Required work: Report every line below that holds the word "this".

Records for the task:
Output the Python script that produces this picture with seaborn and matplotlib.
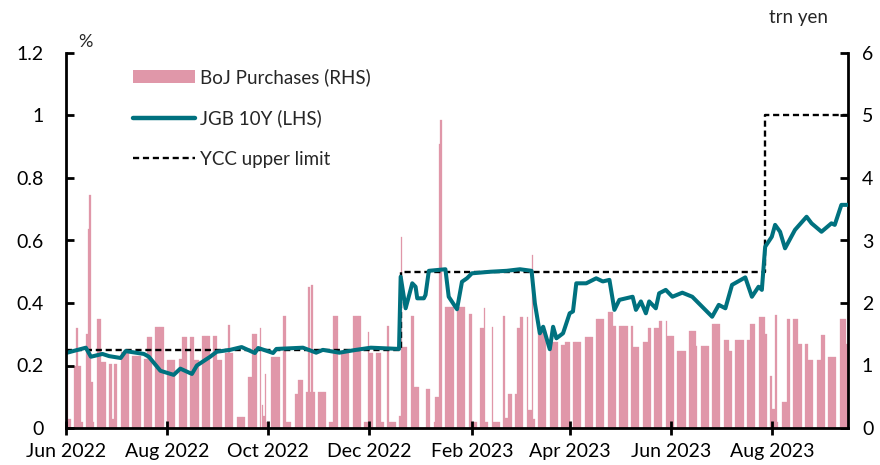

--

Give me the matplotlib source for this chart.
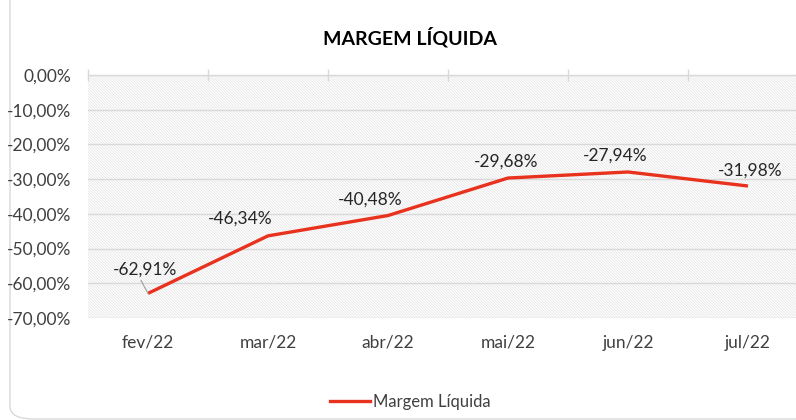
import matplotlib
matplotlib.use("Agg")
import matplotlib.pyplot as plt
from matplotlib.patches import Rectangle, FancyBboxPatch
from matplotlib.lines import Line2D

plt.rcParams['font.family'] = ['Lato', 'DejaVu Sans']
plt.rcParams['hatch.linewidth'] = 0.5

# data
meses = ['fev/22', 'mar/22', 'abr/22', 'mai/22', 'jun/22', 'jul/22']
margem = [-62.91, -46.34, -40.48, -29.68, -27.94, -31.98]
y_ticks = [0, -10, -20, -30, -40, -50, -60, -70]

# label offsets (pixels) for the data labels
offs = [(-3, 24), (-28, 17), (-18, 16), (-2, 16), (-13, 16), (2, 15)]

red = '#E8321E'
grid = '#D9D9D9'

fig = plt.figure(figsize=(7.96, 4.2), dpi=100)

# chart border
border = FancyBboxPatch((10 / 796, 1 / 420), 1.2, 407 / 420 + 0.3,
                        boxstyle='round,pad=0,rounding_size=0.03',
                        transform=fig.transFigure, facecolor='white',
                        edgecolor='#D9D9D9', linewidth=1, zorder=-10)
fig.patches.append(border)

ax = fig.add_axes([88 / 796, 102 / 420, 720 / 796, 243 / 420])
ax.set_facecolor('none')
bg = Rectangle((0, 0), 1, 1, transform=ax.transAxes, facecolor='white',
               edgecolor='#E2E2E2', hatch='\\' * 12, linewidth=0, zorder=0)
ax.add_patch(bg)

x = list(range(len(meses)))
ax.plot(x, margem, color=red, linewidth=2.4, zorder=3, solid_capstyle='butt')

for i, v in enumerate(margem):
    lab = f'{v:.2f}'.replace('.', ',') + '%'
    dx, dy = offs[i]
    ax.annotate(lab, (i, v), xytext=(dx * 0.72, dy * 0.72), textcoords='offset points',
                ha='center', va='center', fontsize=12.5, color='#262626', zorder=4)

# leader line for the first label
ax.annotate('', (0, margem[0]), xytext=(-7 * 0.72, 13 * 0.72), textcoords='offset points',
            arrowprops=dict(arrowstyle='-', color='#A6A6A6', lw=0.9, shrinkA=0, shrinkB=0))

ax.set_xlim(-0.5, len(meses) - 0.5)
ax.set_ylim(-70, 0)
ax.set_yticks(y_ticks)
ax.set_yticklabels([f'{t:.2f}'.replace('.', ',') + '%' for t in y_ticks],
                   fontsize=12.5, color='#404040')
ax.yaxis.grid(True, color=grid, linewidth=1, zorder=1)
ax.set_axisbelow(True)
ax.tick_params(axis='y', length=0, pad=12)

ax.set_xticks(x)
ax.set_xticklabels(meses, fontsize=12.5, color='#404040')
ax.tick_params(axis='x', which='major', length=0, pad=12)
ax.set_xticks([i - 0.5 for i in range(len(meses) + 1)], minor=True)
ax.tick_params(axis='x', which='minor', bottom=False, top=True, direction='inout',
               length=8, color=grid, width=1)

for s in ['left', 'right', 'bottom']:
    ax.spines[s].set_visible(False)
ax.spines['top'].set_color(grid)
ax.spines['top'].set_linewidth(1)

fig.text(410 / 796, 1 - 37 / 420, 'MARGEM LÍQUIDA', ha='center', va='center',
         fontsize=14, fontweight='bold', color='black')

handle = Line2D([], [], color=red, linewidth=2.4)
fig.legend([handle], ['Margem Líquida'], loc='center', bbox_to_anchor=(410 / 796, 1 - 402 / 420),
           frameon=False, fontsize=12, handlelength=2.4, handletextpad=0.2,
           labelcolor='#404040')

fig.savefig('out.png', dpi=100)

Written solution:
Output the Python script that produces this picture with seaborn and matplotlib.
Give me the matplotlib source for this chart.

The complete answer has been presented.